--- begin Recorded data ---

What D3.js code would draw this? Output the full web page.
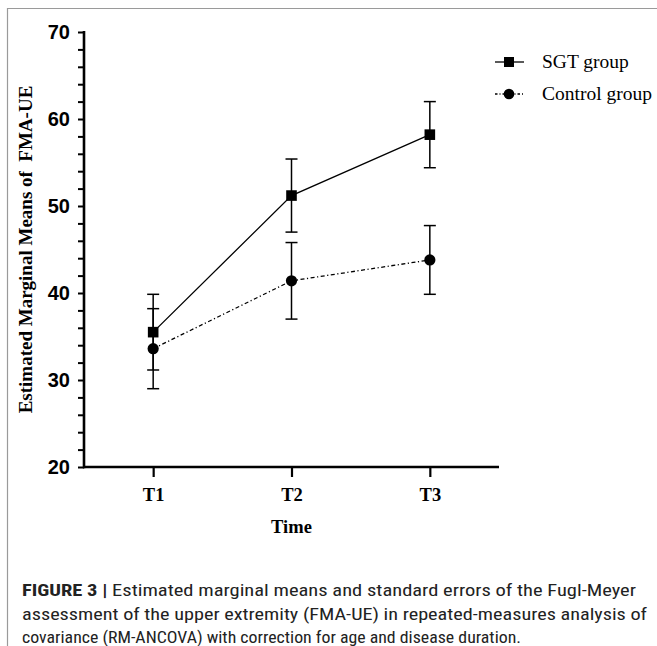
<!DOCTYPE html>
<html>
<head>
<meta charset="utf-8">
<script src="https://cdn.jsdelivr.net/npm/d3@7"></script>
<style>
  body { margin: 0; background: #fff; }
  svg { display: block; }
</style>
</head>
<body>
<div id="chart"></div>
<script>
// chart values
const timepoints = ["T1", "T2", "T3"];
const sgtMeans = [35.5, 51.2, 58.2];
const sgtErrors = [4.35, 4.2, 3.8];
const controlMeans = [33.6, 41.4, 43.8];
const controlErrors = [4.6, 4.4, 3.95];
const yTicks = [20, 30, 40, 50, 60, 70];
const seriesNames = ["SGT group", "Control group"];
const captionLines = [
    ["FIGURE 3 | ", "Estimated marginal means and standard errors of the Fugl-Meyer"],
    ["", "assessment of the upper extremity (FMA-UE) in repeated-measures analysis of"],
    ["", "covariance (RM-ANCOVA) with correction for age and disease duration."]
];

const width = 657, height = 646;
const svg = d3.select("#chart").append("svg")
    .attr("width", width)
    .attr("height", height);

// page frame (grey lines top and left)
svg.append("path")
    .attr("d", "M7.5," + height + "V8.5H" + width)
    .attr("fill", "none")
    .attr("stroke", "#9a9a9a")
    .attr("stroke-width", 1.2);

const xScale = d3.scalePoint().domain(timepoints).range([84, 499]).padding(0.5);
const yScale = d3.scaleLinear().domain([20, 70]).range([467, 32]);

const axisFont = "'Liberation Sans', Arial, sans-serif";
const serif = "'Liberation Serif', 'Times New Roman', serif";

// y axis
let yAxis = svg.append("g").attr("transform", "translate(84,0)")
    .call(d3.axisLeft(yScale).tickValues(d3.range(20, 71, 2)).tickSize(6).tickFormat(""));
yAxis.select(".domain").remove();
yAxis.selectAll("line").attr("stroke", "#000").attr("stroke-width", 2);
yAxis.append("line")
    .attr("x1", 0).attr("x2", 0)
    .attr("y1", yScale(70) - 1).attr("y2", yScale(20) + 1.2)
    .attr("stroke", "#000").attr("stroke-width", 2.6);
yAxis.selectAll(".major")
    .data(yTicks)
    .enter().append("text")
        .attr("x", -14)
        .attr("y", (d) => yScale(d))
        .attr("dy", "0.36em")
        .attr("text-anchor", "end")
        .attr("font-family", axisFont)
        .attr("font-weight", "bold")
        .attr("font-size", 20)
        .attr("fill", "#000")
        .text((d) => d);

// x axis
let xAxis = svg.append("g").attr("transform", "translate(0,467)")
    .call(d3.axisBottom(xScale).tickSize(10).tickSizeOuter(0));
xAxis.select(".domain").remove();
xAxis.append("line")
    .attr("x1", 83).attr("x2", 499)
    .attr("stroke", "#000").attr("stroke-width", 2.6);
xAxis.selectAll(".tick line").attr("stroke", "#000").attr("stroke-width", 2.2);
xAxis.selectAll(".tick text")
    .attr("y", 34)
    .attr("dy", 0)
    .attr("font-family", serif)
    .attr("font-weight", "bold")
    .attr("font-size", 18.5)
    .attr("fill", "#000");

// axis titles
svg.append("text")
    .attr("x", xScale("T2"))
    .attr("y", 533)
    .attr("text-anchor", "middle")
    .attr("font-family", serif)
    .attr("font-weight", "bold")
    .attr("font-size", 18.5)
    .text("Time");

svg.append("text")
    .attr("transform", "translate(32," + ((yScale(20) + yScale(70)) / 2) + ") rotate(-90)")
    .attr("text-anchor", "middle")
    .attr("font-family", serif)
    .attr("font-weight", "bold")
    .attr("font-size", 19)
    .attr("xml:space", "preserve")
    .text("Estimated Marginal Means of  FMA-UE");

// series
const series = [
    {name: seriesNames[0], means: sgtMeans, errors: sgtErrors, dash: null, marker: "square"},
    {name: seriesNames[1], means: controlMeans, errors: controlErrors, dash: "4,2.5,1.2,2.5", marker: "circle"}
];

const plotLine = d3.line()
    .x((d) => xScale(d.t))
    .y((d) => yScale(d.v));

series.forEach((s) => {
    const pts = timepoints.map((t, i) => ({t: t, v: s.means[i], e: s.errors[i]}));
    let g = svg.append("g");
    g.append("path")
        .attr("d", plotLine(pts))
        .attr("fill", "none")
        .attr("stroke", "#000")
        .attr("stroke-width", 1.3)
        .attr("stroke-dasharray", s.dash);

    // error bars
    let bars = g.selectAll(".err").data(pts).enter().append("g");
    bars.append("line")
        .attr("x1", (d) => xScale(d.t)).attr("x2", (d) => xScale(d.t))
        .attr("y1", (d) => yScale(d.v + d.e)).attr("y2", (d) => yScale(d.v - d.e))
        .attr("stroke", "#000").attr("stroke-width", 1.5);
    [1, -1].forEach((sign) => {
        bars.append("line")
            .attr("x1", (d) => xScale(d.t) - 6).attr("x2", (d) => xScale(d.t) + 6)
            .attr("y1", (d) => yScale(d.v + sign * d.e)).attr("y2", (d) => yScale(d.v + sign * d.e))
            .attr("stroke", "#000").attr("stroke-width", 1.5);
    });

    if (s.marker === "square") {
        g.selectAll(".mk").data(pts).enter().append("rect")
            .attr("x", (d) => xScale(d.t) - 5.3)
            .attr("y", (d) => yScale(d.v) - 5.3)
            .attr("width", 10.6).attr("height", 10.6)
            .attr("fill", "#000");
    } else {
        g.selectAll(".mk").data(pts).enter().append("circle")
            .attr("cx", (d) => xScale(d.t))
            .attr("cy", (d) => yScale(d.v))
            .attr("r", 5.6)
            .attr("fill", "#000");
    }
});

// legend
let legend = svg.append("g");
series.forEach((s, i) => {
    const ly = 62 + i * 32;
    legend.append("line")
        .attr("x1", 495).attr("x2", 524)
        .attr("y1", ly).attr("y2", ly)
        .attr("stroke", "#000").attr("stroke-width", 1.3)
        .attr("stroke-dasharray", s.dash ? "2.5,2,1,2" : null);
    if (s.marker === "square") {
        legend.append("rect").attr("x", 504).attr("y", ly - 5).attr("width", 10).attr("height", 10).attr("fill", "#000");
    } else {
        legend.append("circle").attr("cx", 509).attr("cy", ly).attr("r", 5.3).attr("fill", "#000");
    }
    legend.append("text")
        .attr("x", 542)
        .attr("y", ly + 6)
        .attr("font-family", serif)
        .attr("font-size", 19.5)
        .attr("fill", "#000")
        .text(s.name);
});

// caption
const captionWidths = [614, 625, 499];
captionLines.forEach((line, i) => {
    let t = svg.append("text")
        .attr("x", 22)
        .attr("y", 596 + i * 23.5)
        .attr("font-family", "'Liberation Sans Narrow', 'Roboto Condensed', 'Liberation Sans', Arial, sans-serif")
        .attr("font-size", 17)
        .attr("fill", "#222")
        .attr("textLength", captionWidths[i])
        .attr("lengthAdjust", "spacingAndGlyphs");
    if (line[0]) t.append("tspan").attr("font-weight", "bold").text(line[0]);
    t.append("tspan").text(line[1]);
});
</script>
</body>
</html>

--- end Recorded data ---

**Work required**
Determine how many lines contain the word "page" and reply with that number alone.

**Response to this task**
2